Il faut claquer la porte avec fracas, et clamer, tel Cyrano, son mépris des quolibets, plutôt que d'invoquer l'argutie juridique, la prise d'acte de rupture, l'inégalité salariale et pourquoi pas le non paiement d'heures supplémentaires, pour rappel intempestif de la part du public ! Par où l'on voit qu'il apparaît pour moins incongru que le métier de comédien, de saltimbanque, tombe dans le giron du droit commun du travail ; il faut savoir garder des troupes de l'Hôtel Guénégaud et de celle de l'Hôtel de Bourgogne, toute l'irrévérence d'un Molière, qui bien que décédé sept ans avant sa création, anime encore, 331 ans plus tard, la verve et l'enthousiasme de ceux qui, chaque soir, clament les vers de Racine ou de Marivaux, à nul autre pareil.

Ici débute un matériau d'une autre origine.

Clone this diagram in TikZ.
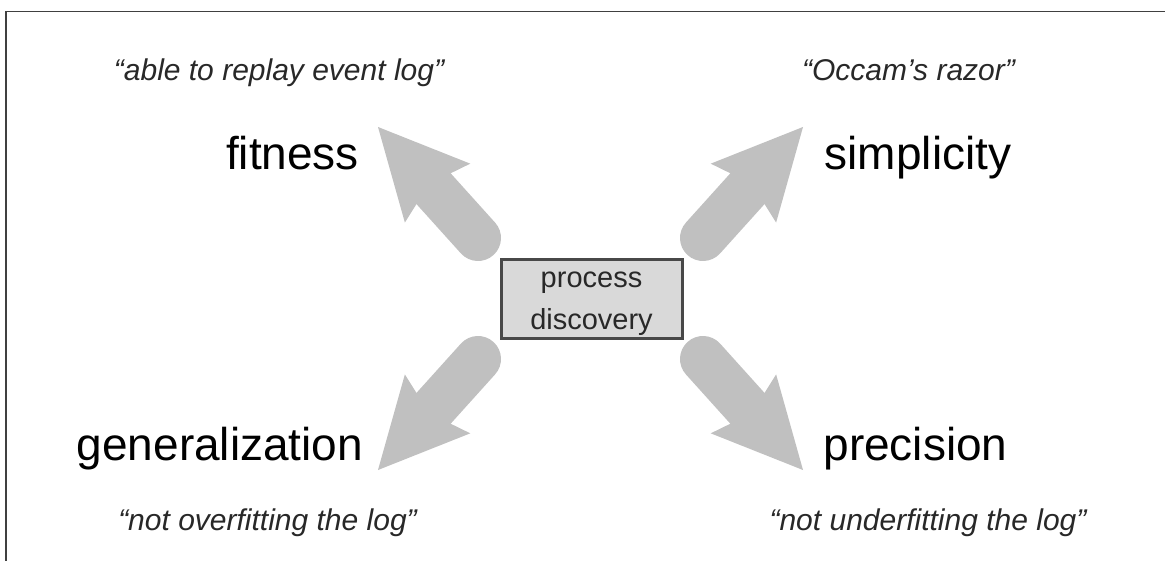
\documentclass[tikz,border=0pt]{standalone}
\usepackage{fontspec}
\setmainfont{Liberation Sans}
\usetikzlibrary{calc}
\definecolor{arrowgray}{RGB}{192,192,192}
\definecolor{boxfill}{RGB}{217,217,217}
\definecolor{boxline}{RGB}{72,72,72}
\definecolor{framecol}{RGB}{64,64,64}
\definecolor{quotecol}{RGB}{40,40,40}
\tikzset{
  label/.style={anchor=base, inner sep=0pt, font=\fontsize{46}{55}\selectfont, text=black},
  quote/.style={anchor=base, inner sep=0pt, font=\fontsize{30}{36}\selectfont\itshape, text=quotecol},
  centerbox/.style={draw=boxline, line width=3pt, fill=boxfill, minimum width=181pt,
    minimum height=79pt, inner sep=0pt},
  boxtext/.style={inner sep=0pt, align=center, text=quotecol,
    font=\fontsize{29}{42}\selectfont},
  arrowbody/.style={draw=arrowgray, line width=46pt, line cap=round},
  arrowhead/.style={fill=arrowgray}
}
% thick grey arrow with a round tail: #1 = tail, #2 = tip
\newcommand\fatarrow[2]{%
  \draw[arrowbody] (#1) -- ($(#2)!80pt!(#1)$);
  \fill[arrowhead] (#2)
    -- ($(#2)!89pt!(#1)!44pt!90:(#1)$)
    -- ($(#2)!83pt!(#1)!23pt!90:(#1)$)
    -- ($(#2)!83pt!(#1)!23pt!-90:(#1)$)
    -- ($(#2)!89pt!(#1)!44pt!-90:(#1)$)
    -- cycle;
}
\begin{document}
\begin{tikzpicture}[x=1pt, y=-1pt]
  \useasboundingbox[fill=white] (0,0) rectangle (1165,561);
  % frame edges
  \draw[framecol, line width=1.5pt] (6,561) -- (6,11.5) -- (1165,11.5);

  % centre box
  \node[centerbox] (pd) at (591.5,299.5) {};
  \node[boxtext] (pdtext) at ($(pd.center)+(0,4)$) {process\\discovery};

  % arrow ends
  \coordinate (ulTail) at (478,238);
  \coordinate (ulTip)  at (378,127);
  \coordinate (urTail) at (703,238);
  \coordinate (urTip)  at (803,127);
  \coordinate (llTail) at (478,359);
  \coordinate (llTip)  at (378,470);
  \coordinate (lrTail) at (703,359);
  \coordinate (lrTip)  at (803,470);

  \fatarrow{ulTail}{ulTip}
  \fatarrow{urTail}{urTip}
  \fatarrow{llTail}{llTip}
  \fatarrow{lrTail}{lrTip}

  % quality dimensions
  \node[label] (fit) at (292.5,170) {fitness};
  \node[label] (sim) at (918,170) {simplicity};
  \node[label] (gen) at (220,460) {generalization};
  \node[label] (pre) at (915.5,460) {precision};

  % explanations
  \node[quote] (fitq) at (279,81) {“able to replay event log”};
  \node[quote] (simq) at (908.5,81) {“Occam’s razor”};
  \node[quote] (genq) at (267.5,530) {“not overfitting the log”};
  \node[quote] (preq) at (928,530) {“not underfitting the log”};
\end{tikzpicture}
\end{document}
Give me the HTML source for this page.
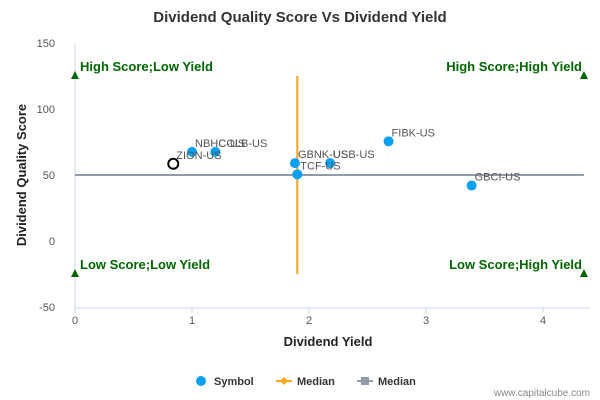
<!DOCTYPE html>
<html><head><meta charset="utf-8"><style>
body{margin:0;background:#fff}
svg{font-family:"Liberation Sans",sans-serif;display:block}
</style></head><body>
<svg id="c" width="600" height="400">
<text x="300" y="22" text-anchor="middle" font-size="15" font-weight="bold" fill="#333">Dividend Quality Score Vs Dividend Yield</text>
<g id="axes"></g>
<g id="marks"></g>
<text x="328" y="346" text-anchor="middle" font-size="13" font-weight="bold" fill="#222">Dividend Yield</text>
<text transform="translate(26,175) rotate(-90)" text-anchor="middle" font-size="13" font-weight="bold" fill="#222">Dividend Quality Score</text>
<g font-size="11" font-weight="bold" fill="#333">
<g><circle cx="201" cy="381" r="5" fill="#0aa0f0"/><text x="214" y="385">Symbol</text></g>
<g><line x1="276" y1="381" x2="292" y2="381" stroke="#f8a51b" stroke-width="2"/><path d="M284,377 L288,381 L284,385 L280,381Z" fill="#f8a51b"/><text x="297" y="385">Median</text></g>
<g><line x1="357" y1="381" x2="373" y2="381" stroke="#939aa8" stroke-width="2"/><rect x="361" y="377" width="8" height="8" fill="#939aa8"/><text x="378" y="385">Median</text></g>
</g>
<text x="590" y="396" text-anchor="end" font-size="10" fill="#888">www.capitalcube.com</text>
</svg>
<script>
const symbols=["NBHC-US","COLB-US","ZION-US","GBNK-US","USB-US","TCF-US","FIBK-US","GBCI-US"];
const yields=[1.0,1.2,0.84,1.88,2.18,1.9,2.68,3.39];
const scores=[67.5,67.5,58.5,59,59,50.5,75.5,42];
const highlighted=[false,false,true,false,false,false,false,false];
const xTicks=[0,1,2,3,4];
const yTicks=[150,100,50,0,-50];
const medianYield=1.9, medianScore=50;
const quadrants=["High Score;Low Yield","High Score;High Yield","Low Score;Low Yield","Low Score;High Yield"];
const xMax=4.35, qHigh=125, qLow=-25;
const X=v=>75+v*117, Y=v=>241-v*1.32;
const NS="http://www.w3.org/2000/svg";
function mk(p,t,a){const e=document.createElementNS(NS,t);for(const k in a)e.setAttribute(k,a[k]);p.appendChild(e);return e;}
const ax=document.getElementById('axes'), mg=document.getElementById('marks');
let e=mk(ax,'line',{x1:X(0),x2:X(0),y1:Y(150),y2:Y(-50)+1,stroke:'#ccd6eb'});

e=mk(ax,'line',{x1:X(0),x2:590,y1:Y(-50)+1,y2:Y(-50)+1,stroke:'#ccd6eb'});

xTicks.forEach(t=>{
 mk(ax,'line',{x1:X(t),x2:X(t),y1:Y(-50)+1,y2:Y(-50)+6,stroke:'#ccd6eb'});
 const tx=mk(ax,'text',{x:X(t),y:324,'text-anchor':'middle','font-size':11,fill:'#555'});tx.textContent=t;
 
});
yTicks.forEach(t=>{
 const tx=mk(ax,'text',{x:55,y:Y(t)+4,'text-anchor':'end','font-size':11,fill:'#555'});tx.textContent=t;
 
});
e=mk(mg,'line',{x1:X(0),x2:X(xMax),y1:Y(medianScore),y2:Y(medianScore),stroke:'#939aa8',"stroke-width":2});

e=mk(mg,'line',{x1:X(medianYield),x2:X(medianYield),y1:Y(qHigh),y2:Y(qLow),stroke:'#f8a51b',"stroke-width":2});

const qpos=[[0,qHigh,'start',80],[xMax,qHigh,'end',582],[0,qLow,'start',80],[xMax,qLow,'end',582]];
qpos.forEach((q,i)=>{
 const x=X(q[0]),y=Y(q[1]);
 const tr=mk(mg,'path',{d:`M${x},${y-5} L${x+4},${y+3} L${x-4},${y+3}Z`,fill:'#006600'});
 
 const tx=mk(mg,'text',{x:q[3],y:y-5,'text-anchor':q[2],'font-size':13,'font-weight':'bold',fill:'#006600'});tx.textContent=quadrants[i];
 
});
symbols.forEach((s,i)=>{
 const x=X(yields[i]),y=Y(scores[i]);
 const c=highlighted[i]?mk(mg,'circle',{cx:x,cy:y,r:5,fill:'#fff',stroke:'#000','stroke-width':2}):mk(mg,'circle',{cx:x,cy:y,r:5,fill:'#0aa0f0'});
 
 const tx=mk(mg,'text',{x:x+3,y:y-5,'font-size':11,fill:'#555'});tx.textContent=s;
 
});
</script>
</body></html>
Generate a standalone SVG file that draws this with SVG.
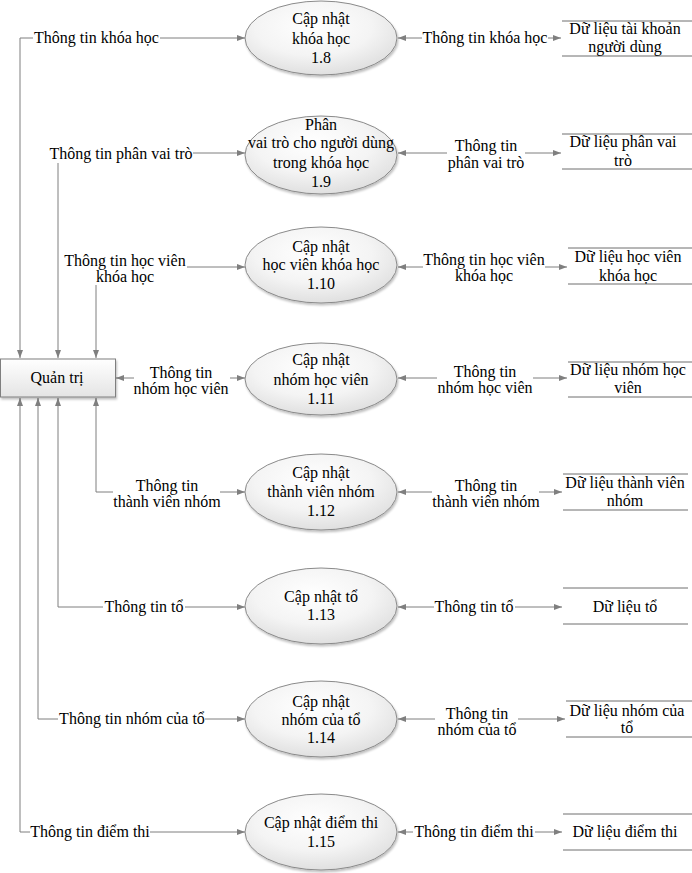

Tout cela c'est la faute d'Eschyle direz-vous : s'il n'avait pas introduit sur scène un deuxième comédien face au choeur grec, Thespis serait resté seul en scène et son orgueil n'aurait point commandé à ce que son talent soit mieux reconnu, monnaie sonnante et trébuchante à l'appui, que celui des autres comédiens partageant la réplique.